Protecting young teeth
UF dental student helps teach children side effects of cancer treatments
By: Alexis Bajalia
One day, University of Florida College of Dentistry student Daili Diaz was sitting in class listening to a lecture that sparked an idea.
Pamela Sandow, D.M.D., the college’s assistant dean for admissions and financial aid and director of the Oral Medicine Clinic, was speaking about oncology treatments including chemotherapy and radiation and how they can cause oral complications in patients, including salivary gland dysfunction, gum disease, tooth decay and infection.
Diaz learned that dry mouth is a side effect of cancer treatment and medication. Without enough saliva, which serves as a protective barrier against infection, patients are more susceptible to gum disease, mouth sores and tooth decay. To avoid weight loss as a result of treatment, patients tend to consume high-calorie, sugary diets, which can lead to increased bacteria in the mouth, also adding to the risk of tooth decay.
“I’m sitting in class and I’m thinking, ‘Okay, we’re getting this information, but who is actually telling the patients?’” the 24-year-old said.
Diaz got in touch with Tracie Kilcrease, R.N., at UF Health Shands Children’s Hospital. Kilcrease, who has been Diaz’s main point of contact at UF Health over the past year, coordinates with Diaz and seven other dental students who volunteer at the hospital’s infusion center where children, from toddlers to adolescents, receive chemotherapy.
The dental students call their project “Infuse Smiles at Shands.” Using puppets with teeth and dental-related coloring books, Diaz and her peers give presentations twice a month to pediatric cancer patients and their families about the importance of maintaining oral hygiene before, during and after treatment.
“Being at a dental school that has a hospital close by gives us the opportunity to offer so much help,” Diaz said.
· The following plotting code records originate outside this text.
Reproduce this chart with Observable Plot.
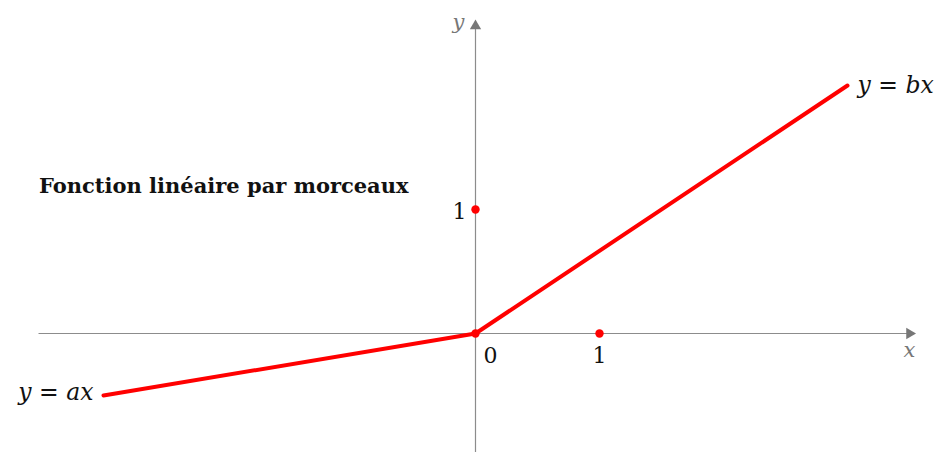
<!DOCTYPE html>
<html>
<head>
<meta charset="utf-8">
<script src="https://cdn.jsdelivr.net/npm/d3@7"></script>
<script src="https://cdn.jsdelivr.net/npm/@observablehq/plot@0.6"></script>
<style>
  html, body { margin: 0; padding: 0; background: #fff; }
  svg { display: block; }
</style>
</head>
<body>
<div id="chart"></div>
<script>
// piecewise linear function y = ax (x<0), y = bx (x>0)
const lineX = [-3, 0, 3];
const lineY = [-0.5, 0, 2];
// marked points
const pointX = [0, 1, 0];
const pointY = [0, 0, 1];
// tick labels
const originLabel = "0";
const xTickLabel = "1";
const yTickLabel = "1";
// axes extents
const xAxisRange = [-3.52, 3.5];
const yAxisRange = [-0.96, 2.48];
const title = "Fonction linéaire par morceaux";
const leftLabel = "y = ax";
const rightLabel = "y = bx";

const lineData = lineX.map((x, i) => ({x, y: lineY[i]}));
const pointData = pointX.map((x, i) => ({x, y: pointY[i]}));

const W = 939, H = 452, U = 124, OX = 475, OY = 333;
const serif = "'DejaVu Serif', 'Liberation Serif', serif";
const txt = (x, y, text, opts) => Plot.text([{x, y}], {x: "x", y: "y", text: () => text, fontFamily: serif, fontSize: 21, fill: "#111", ...opts});

const chart = Plot.plot({
  width: W,
  height: H,
  margin: 0,
  x: {domain: [-OX / U, (W - OX) / U], axis: null},
  y: {domain: [-(H - OY) / U, OY / U], axis: null},
  style: {background: "#fff"},
  marks: [
    // axes
    Plot.ruleY([0], {x1: xAxisRange[0], x2: xAxisRange[1], stroke: "#8c8c8c", strokeWidth: 1.2}),
    Plot.ruleX([0], {y1: yAxisRange[0], y2: yAxisRange[1], stroke: "#8c8c8c", strokeWidth: 1.2}),
    Plot.dot([{x: xAxisRange[1], y: 0}], {x: "x", y: "y", symbol: "triangle", r: 4.2, fill: "#777", stroke: null, rotate: 90}),
    Plot.dot([{x: 0, y: yAxisRange[1]}], {x: "x", y: "y", symbol: "triangle", r: 4.2, fill: "#777", stroke: null}),
    txt(xAxisRange[1], 0, "x", {dy: 17, fontStyle: "italic", fill: "#777"}),
    txt(0, yAxisRange[1], "y", {dx: -17, dy: -4, fontStyle: "italic", fill: "#777"}),
    // function
    Plot.line(lineData, {x: "x", y: "y", stroke: "#ff0000", strokeWidth: 4}),
    Plot.dot(pointData, {x: "x", y: "y", r: 4.2, fill: "#ff0000", stroke: null}),
    // tick labels
    txt(0, 0, originLabel, {dx: 15, dy: 22, fontSize: 22}),
    txt(1, 0, xTickLabel, {dy: 22, fontSize: 22}),
    txt(0, 1, yTickLabel, {dx: -16, dy: 2, fontSize: 22}),
    // line labels
    txt(-3, -0.5, leftLabel, {textAnchor: "end", dx: -10, dy: -3, fontStyle: "italic", fontSize: 23.5}),
    txt(3, 2, rightLabel, {textAnchor: "start", dx: 10, dy: 0, fontStyle: "italic", fontSize: 23.5}),
    // title
    txt(-3.52, 1.19, title, {textAnchor: "start", fontSize: 21, fontWeight: "bold"})
  ]
});
document.getElementById("chart").append(chart);
</script>
</body>
</html>
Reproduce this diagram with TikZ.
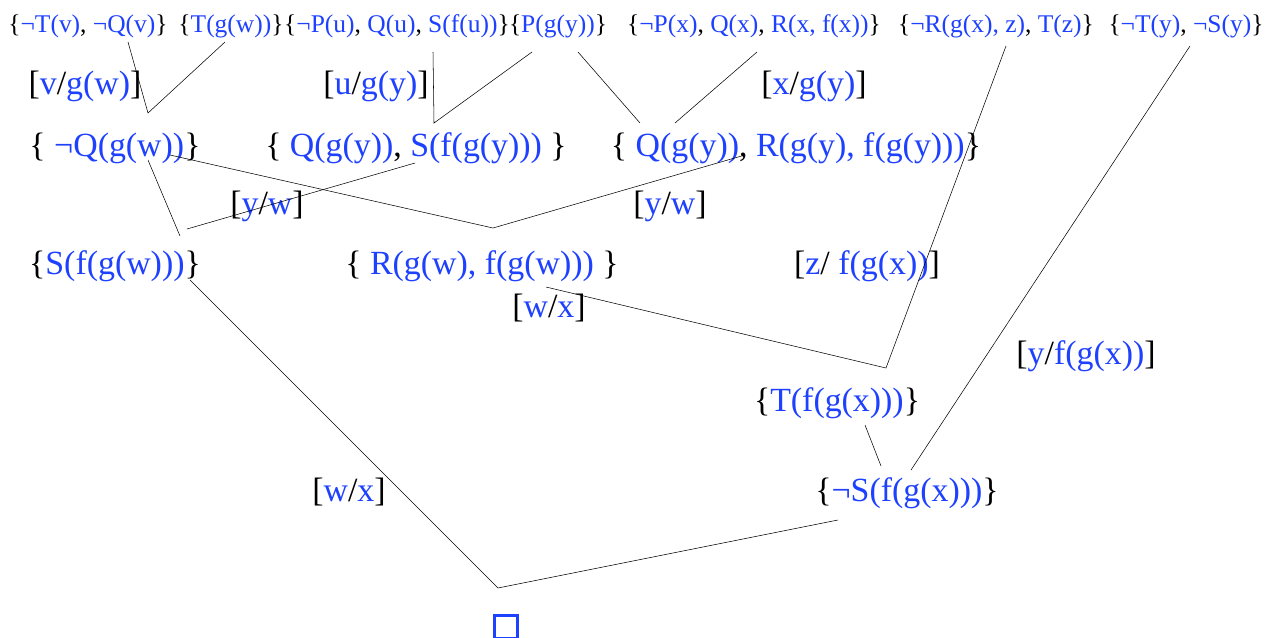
\documentclass[tikz,border=0pt]{standalone}
\usepackage{fontspec}
\setmainfont{Liberation Serif}
\definecolor{litblue}{RGB}{30,64,255}
\newcommand{\lit}[1]{\textcolor{litblue}{#1}}

\begin{document}
\begin{tikzpicture}[x=0.75pt, y=-0.75pt,
    clause/.style={anchor=base, inner sep=0pt, font=\fontsize{25.4}{30}\selectfont},
    topclause/.style={anchor=base, inner sep=0pt, font=\fontsize{19.1}{22}\selectfont},
    subst/.style={anchor=base, inner sep=0pt, font=\fontsize{25.4}{30}\selectfont}]
    \useasboundingbox (0,0) rectangle (1271,637);

    % Input clauses
    \node[topclause] (c1) at (88,32)   {\{\lit{¬T(v)}, \lit{¬Q(v)}\}};
    \node[topclause] (c2) at (231,32)  {\{\lit{T(g(w))}\}};
    \node[topclause] (c3) at (397,32)  {\{\lit{¬P(u)}, \lit{Q(u)}, \lit{S(f(u))}\}};
    \node[topclause] (c4) at (558,32)  {\{\lit{P(g(y))}\}};
    \node[topclause] (c5) at (754,32)  {\{\lit{¬P(x)}, \lit{Q(x)}, \lit{R(x, f(x))}\}};
    \node[topclause] (c6) at (996,32)  {\{\lit{¬R(g(x), z)}, \lit{T(z)}\}};
    \node[topclause] (c7) at (1186,32) {\{\lit{¬T(y)}, \lit{¬S(y)}\}};

    % Resolvents
    \node[clause] (r1) at (115,156) {\{ \lit{¬Q(g(w))}\}};
    \node[clause] (r2) at (416,156) {\{ \lit{Q(g(y))}, \lit{S(f(g(y)))} \}};
    \node[clause] (r3) at (796,156) {\{ \lit{Q(g(y))}, \lit{R(g(y), f(g(y)))}\}};
    \node[clause] (r4) at (115,274) {\{\lit{S(f(g(w)))}\}};
    \node[clause] (r5) at (482,274) {\{ \lit{R(g(w), f(g(w)))} \}};
    \node[clause] (r6) at (837,411) {\{\lit{T(f(g(x)))}\}};
    \node[clause] (r7) at (907,501) {\{\lit{¬S(f(g(x)))}\}};
    \node[draw=litblue, line width=1.8pt, minimum size=17, inner sep=0pt] (empty) at (506,627) {};

    % Substitutions
    \node[subst] (s1) at (85,94)    {[\lit{v}/\lit{g(w)}]};
    \node[subst] (s2) at (376,94)   {[\lit{u}/\lit{g(y)}]};
    \node[subst] (s3) at (814,94)   {[\lit{x}/\lit{g(y)}]};
    \node[subst] (s4) at (267,214)  {[\lit{y}/\lit{w}]};
    \node[subst] (s5) at (670,214)  {[\lit{y}/\lit{w}]};
    \node[subst] (s6) at (867,274)  {[\lit{z}/ \lit{f(g(x))}]};
    \node[subst] (s7) at (549,317)  {[\lit{w}/\lit{x}]};
    \node[subst] (s8) at (1086,364) {[\lit{y}/\lit{f(g(x))}]};
    \node[subst] (s9) at (349,501)  {[\lit{w}/\lit{x}]};

    % Ends of the resolution lines
    \coordinate (c1q) at (128,42);   \coordinate (c2t) at (225,42);
    \coordinate (c3p) at (433,52);   \coordinate (c4l) at (532,52);
    \coordinate (c4r) at (578,52);   \coordinate (c5p) at (757,52);
    \coordinate (c6r) at (1006,46);  \coordinate (c7s) at (1190,46);
    \coordinate (r1q) at (148,160);  \coordinate (r1r) at (170,155);
    \coordinate (r2s) at (415,163);  \coordinate (r3q) at (745,155);
    \coordinate (r3a) at (640,123);  \coordinate (r3b) at (675,123);
    \coordinate (r4a) at (180,236);  \coordinate (r4b) at (187,229);
    \coordinate (r4s) at (190,280);  \coordinate (r5r) at (546,287);
    \coordinate (r6t) at (865,425);  \coordinate (r7a) at (881,466);
    \coordinate (r7b) at (911,470);  \coordinate (r7s) at (838,520);
    \coordinate (j1) at (148,113);   \coordinate (j2) at (434,123);
    \coordinate (j3) at (493,228);   \coordinate (j4) at (886,368);
    \coordinate (j5) at (498,588);

    % Resolution lines
    \draw (c1q) -- (j1) -- (c2t);
    \draw (c3p) -- (j2) -- (c4l);
    \draw (c4r) -- (r3a);
    \draw (c5p) -- (r3b);
    \draw (r1q) -- (r4a);
    \draw (r2s) -- (r4b);
    \draw (r1r) -- (j3) -- (r3q);
    \draw (c6r) -- (j4) -- (r5r);
    \draw (r6t) -- (r7a);
    \draw (c7s) -- (r7b);
    \draw (r4s) -- (j5) -- (r7s);
\end{tikzpicture}
\end{document}
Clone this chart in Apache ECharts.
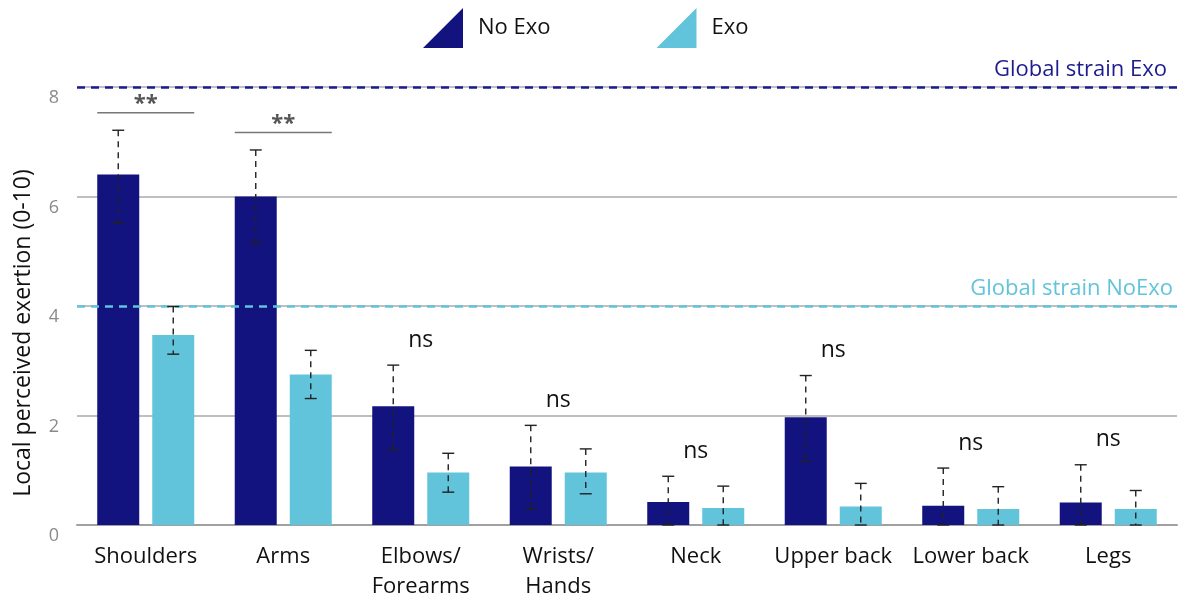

With help from Sandow and the Oral Medicine Clinic, the department of community dentistry and behavioral science, Crest Oral-B and Xlear spray the dental students are able to supply goodie bags consisting of items like sugar-free candy and alcohol-free mouthwash to about 15 to 20 oncology patients each time they visit the infusion center.
As patients receive treatment, the dental students encourage them to brush their teeth, drink water and avoid sugary foods, while also entertaining them.
“When you’re with patients who are undergoing hardships and you see how strong they are, it’s really encouraging,” Diaz said. “It’s a drive that you want to keep alive.”
Diaz plans to expand the workshops to UF Health nurses so they, too, can learn more about the oral side effects of cancer treatment and encourage patients to take better care of their teeth.
“Daili has taken the ball and run with it,” Sandow said. “She is living out one of the College of Dentistry’s missions, which is for our students to strive to help others and be leaders in their communities, even after dental school.”
“We always think that by helping other people, we’re doing something great for them,” Diaz said. “But we get so much in return.”